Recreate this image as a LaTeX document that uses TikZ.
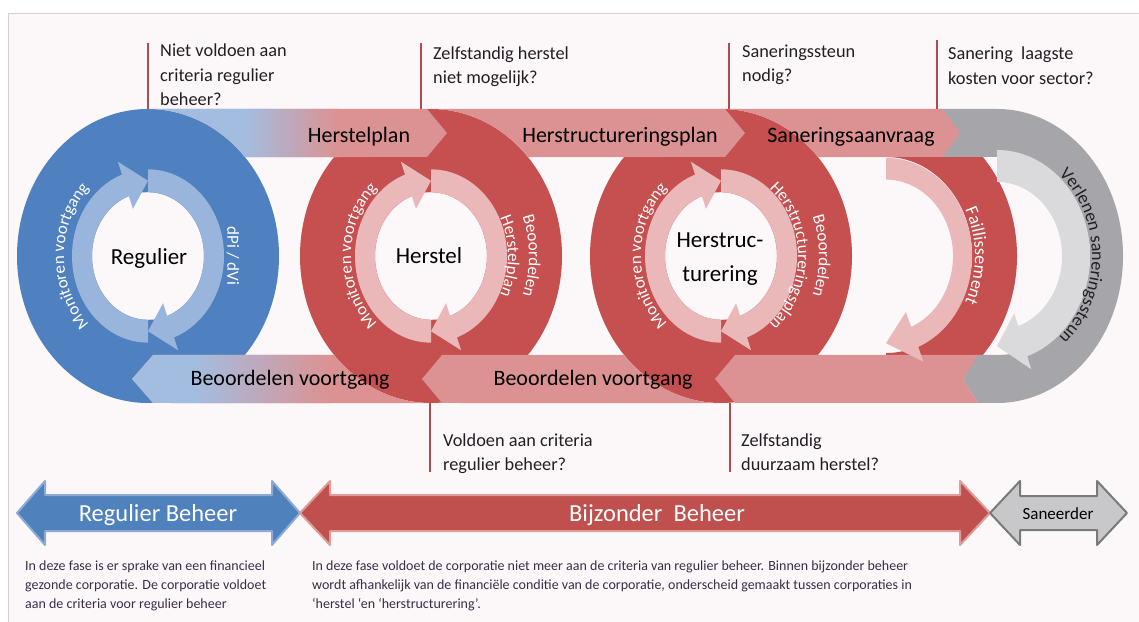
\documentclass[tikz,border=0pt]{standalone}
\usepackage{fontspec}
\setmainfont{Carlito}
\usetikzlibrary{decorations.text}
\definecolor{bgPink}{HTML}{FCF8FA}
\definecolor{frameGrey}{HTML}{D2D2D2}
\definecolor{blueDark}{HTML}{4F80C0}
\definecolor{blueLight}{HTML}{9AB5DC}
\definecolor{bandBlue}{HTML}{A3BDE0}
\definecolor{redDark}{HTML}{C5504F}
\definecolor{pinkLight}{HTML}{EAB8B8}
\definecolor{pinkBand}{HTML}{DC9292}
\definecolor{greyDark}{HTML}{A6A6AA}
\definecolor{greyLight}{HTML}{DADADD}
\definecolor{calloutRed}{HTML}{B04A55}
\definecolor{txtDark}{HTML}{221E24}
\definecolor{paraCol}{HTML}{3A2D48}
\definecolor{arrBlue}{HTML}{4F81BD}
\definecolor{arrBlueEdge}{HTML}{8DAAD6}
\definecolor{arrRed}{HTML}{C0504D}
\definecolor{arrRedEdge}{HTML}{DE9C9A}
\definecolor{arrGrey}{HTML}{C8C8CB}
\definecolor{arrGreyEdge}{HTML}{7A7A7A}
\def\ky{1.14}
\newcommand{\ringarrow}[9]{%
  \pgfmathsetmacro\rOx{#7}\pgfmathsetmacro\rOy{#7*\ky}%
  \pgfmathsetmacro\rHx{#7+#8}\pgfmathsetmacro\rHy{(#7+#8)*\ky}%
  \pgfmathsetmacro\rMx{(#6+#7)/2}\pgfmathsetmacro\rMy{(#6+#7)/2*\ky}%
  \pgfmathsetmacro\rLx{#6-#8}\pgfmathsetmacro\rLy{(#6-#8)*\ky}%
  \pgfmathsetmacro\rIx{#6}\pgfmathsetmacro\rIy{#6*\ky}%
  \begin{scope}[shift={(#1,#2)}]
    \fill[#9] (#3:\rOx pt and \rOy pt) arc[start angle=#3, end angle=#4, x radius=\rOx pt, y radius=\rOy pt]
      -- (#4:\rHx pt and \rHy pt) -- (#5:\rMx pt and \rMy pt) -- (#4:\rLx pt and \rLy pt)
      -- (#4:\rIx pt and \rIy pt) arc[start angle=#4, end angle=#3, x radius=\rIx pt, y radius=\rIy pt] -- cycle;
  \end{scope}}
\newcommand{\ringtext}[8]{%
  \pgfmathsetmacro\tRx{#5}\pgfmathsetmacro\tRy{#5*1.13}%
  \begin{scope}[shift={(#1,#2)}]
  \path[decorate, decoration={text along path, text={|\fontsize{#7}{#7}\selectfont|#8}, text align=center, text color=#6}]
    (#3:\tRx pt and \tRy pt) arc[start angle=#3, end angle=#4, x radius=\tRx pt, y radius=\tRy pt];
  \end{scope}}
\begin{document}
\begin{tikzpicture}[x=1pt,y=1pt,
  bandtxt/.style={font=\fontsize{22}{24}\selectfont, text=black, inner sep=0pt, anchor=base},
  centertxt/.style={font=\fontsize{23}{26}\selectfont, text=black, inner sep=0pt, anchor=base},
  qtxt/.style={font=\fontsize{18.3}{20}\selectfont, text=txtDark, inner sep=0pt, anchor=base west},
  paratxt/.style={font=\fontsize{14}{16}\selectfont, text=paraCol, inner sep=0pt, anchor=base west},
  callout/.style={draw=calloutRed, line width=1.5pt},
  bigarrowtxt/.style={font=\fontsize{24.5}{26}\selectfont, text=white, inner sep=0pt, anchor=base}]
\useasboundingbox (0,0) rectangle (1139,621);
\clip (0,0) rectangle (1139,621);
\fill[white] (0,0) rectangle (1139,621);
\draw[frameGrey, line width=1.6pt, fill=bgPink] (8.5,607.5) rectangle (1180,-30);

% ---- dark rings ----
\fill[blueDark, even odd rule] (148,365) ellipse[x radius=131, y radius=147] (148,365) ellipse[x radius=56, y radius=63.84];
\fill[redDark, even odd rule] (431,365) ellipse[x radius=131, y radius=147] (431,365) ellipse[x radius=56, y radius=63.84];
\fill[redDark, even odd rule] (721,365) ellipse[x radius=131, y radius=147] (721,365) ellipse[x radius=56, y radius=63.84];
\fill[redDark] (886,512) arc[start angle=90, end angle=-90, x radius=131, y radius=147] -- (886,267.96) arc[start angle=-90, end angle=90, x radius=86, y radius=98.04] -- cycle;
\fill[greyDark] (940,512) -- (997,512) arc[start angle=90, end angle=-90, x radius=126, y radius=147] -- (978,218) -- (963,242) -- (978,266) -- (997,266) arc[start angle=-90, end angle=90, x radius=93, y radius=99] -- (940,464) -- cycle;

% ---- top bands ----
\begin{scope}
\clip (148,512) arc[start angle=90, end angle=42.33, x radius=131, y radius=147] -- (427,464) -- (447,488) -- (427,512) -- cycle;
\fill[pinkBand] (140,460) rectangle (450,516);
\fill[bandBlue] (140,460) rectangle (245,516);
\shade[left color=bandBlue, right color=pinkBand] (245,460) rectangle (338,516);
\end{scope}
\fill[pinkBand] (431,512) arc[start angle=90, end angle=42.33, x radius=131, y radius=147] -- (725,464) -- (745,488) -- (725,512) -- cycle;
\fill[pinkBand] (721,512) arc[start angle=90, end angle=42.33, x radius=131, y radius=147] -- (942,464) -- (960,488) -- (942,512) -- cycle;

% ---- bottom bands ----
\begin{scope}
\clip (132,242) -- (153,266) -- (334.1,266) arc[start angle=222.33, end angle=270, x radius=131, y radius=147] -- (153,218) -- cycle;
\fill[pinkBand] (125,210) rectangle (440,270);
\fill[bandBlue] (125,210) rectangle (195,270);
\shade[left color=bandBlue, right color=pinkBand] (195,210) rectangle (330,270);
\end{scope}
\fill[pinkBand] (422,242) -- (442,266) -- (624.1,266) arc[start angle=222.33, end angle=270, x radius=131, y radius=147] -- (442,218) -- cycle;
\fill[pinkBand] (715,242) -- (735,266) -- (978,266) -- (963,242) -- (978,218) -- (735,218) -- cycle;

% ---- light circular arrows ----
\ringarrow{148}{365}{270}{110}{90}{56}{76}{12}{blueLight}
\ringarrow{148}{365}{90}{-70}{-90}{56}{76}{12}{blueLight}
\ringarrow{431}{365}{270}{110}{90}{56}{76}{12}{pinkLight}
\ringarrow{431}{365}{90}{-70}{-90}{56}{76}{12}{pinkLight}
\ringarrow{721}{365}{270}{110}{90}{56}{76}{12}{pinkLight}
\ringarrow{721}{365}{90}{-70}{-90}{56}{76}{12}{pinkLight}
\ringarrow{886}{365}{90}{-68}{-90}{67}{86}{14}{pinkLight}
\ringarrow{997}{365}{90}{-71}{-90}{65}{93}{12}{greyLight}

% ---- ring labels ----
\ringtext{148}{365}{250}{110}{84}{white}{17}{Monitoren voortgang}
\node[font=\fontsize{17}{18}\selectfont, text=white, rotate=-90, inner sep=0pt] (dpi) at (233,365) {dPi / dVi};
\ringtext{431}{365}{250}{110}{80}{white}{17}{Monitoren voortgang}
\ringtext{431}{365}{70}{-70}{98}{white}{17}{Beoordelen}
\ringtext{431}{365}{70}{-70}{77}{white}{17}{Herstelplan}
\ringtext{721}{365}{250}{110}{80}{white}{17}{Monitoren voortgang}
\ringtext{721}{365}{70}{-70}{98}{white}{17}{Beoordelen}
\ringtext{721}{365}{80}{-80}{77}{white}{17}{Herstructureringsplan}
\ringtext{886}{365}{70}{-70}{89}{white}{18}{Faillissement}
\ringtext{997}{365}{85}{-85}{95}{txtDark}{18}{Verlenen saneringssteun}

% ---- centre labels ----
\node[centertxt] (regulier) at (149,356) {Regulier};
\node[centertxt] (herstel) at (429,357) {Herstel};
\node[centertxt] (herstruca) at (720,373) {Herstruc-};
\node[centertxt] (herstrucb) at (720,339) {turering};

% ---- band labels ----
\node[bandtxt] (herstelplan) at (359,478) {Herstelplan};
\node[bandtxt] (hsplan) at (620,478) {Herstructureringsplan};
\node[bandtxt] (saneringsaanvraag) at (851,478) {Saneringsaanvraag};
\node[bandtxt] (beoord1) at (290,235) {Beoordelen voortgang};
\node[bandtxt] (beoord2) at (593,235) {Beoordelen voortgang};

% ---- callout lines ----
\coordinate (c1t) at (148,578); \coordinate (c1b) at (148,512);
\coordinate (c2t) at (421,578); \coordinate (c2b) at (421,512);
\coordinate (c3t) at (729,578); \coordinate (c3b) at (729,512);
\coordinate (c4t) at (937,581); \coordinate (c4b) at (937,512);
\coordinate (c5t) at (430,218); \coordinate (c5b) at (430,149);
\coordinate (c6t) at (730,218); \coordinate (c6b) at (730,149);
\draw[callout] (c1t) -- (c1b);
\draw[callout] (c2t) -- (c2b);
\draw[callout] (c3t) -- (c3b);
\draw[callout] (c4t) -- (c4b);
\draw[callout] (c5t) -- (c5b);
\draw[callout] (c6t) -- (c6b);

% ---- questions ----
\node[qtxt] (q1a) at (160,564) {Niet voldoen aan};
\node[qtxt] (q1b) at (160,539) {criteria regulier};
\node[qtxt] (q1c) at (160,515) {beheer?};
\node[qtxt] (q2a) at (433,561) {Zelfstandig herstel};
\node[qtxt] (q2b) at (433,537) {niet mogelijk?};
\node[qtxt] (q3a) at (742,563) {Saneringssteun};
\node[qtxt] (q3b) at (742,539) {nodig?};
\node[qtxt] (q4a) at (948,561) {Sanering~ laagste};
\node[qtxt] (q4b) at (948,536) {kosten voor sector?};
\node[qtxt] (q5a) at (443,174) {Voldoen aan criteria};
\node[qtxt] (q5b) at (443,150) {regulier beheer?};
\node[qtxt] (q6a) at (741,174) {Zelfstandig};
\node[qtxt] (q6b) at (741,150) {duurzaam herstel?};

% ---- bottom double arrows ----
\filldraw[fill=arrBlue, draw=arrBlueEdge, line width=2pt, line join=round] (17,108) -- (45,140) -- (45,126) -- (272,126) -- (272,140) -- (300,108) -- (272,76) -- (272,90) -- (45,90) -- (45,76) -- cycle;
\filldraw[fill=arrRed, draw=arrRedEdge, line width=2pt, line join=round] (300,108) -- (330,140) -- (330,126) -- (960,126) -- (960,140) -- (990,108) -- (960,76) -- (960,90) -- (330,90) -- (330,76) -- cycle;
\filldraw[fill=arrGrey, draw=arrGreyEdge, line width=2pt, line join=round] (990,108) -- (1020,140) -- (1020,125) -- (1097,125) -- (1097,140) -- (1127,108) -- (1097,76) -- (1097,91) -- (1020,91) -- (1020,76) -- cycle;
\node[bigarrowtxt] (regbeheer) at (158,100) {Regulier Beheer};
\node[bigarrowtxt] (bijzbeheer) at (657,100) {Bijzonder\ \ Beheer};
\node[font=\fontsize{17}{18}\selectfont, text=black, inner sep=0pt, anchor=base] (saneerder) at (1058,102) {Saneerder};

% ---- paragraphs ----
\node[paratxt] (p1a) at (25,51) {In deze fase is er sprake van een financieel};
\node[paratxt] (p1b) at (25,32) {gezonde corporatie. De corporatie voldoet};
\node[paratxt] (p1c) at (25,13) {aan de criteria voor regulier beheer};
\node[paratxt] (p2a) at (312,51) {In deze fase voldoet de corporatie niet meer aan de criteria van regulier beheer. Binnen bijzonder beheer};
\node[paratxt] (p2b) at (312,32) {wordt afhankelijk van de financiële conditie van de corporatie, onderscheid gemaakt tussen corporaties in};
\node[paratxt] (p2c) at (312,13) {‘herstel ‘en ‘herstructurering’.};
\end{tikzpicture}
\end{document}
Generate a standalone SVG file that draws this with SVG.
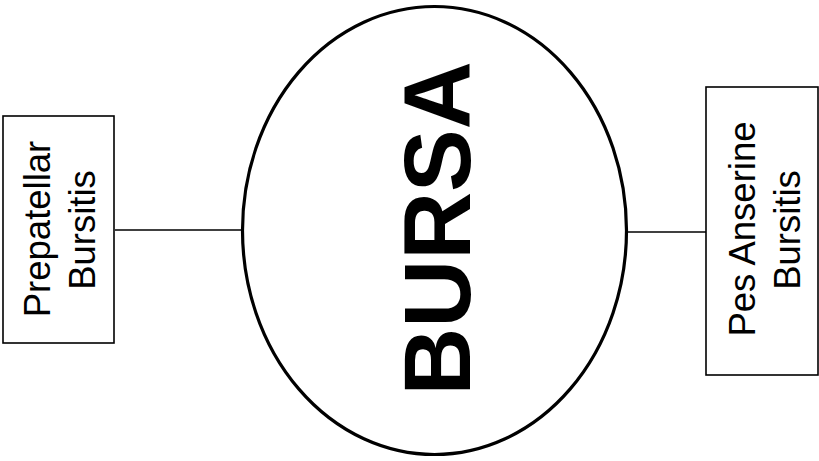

==============================

— Work to complete —
Lines containing the word "that" must all be returned from the material above.

— Answer to this task —
Recreate this image as a LaTeX document that uses TikZ.
Generate a standalone SVG file that draws this with SVG.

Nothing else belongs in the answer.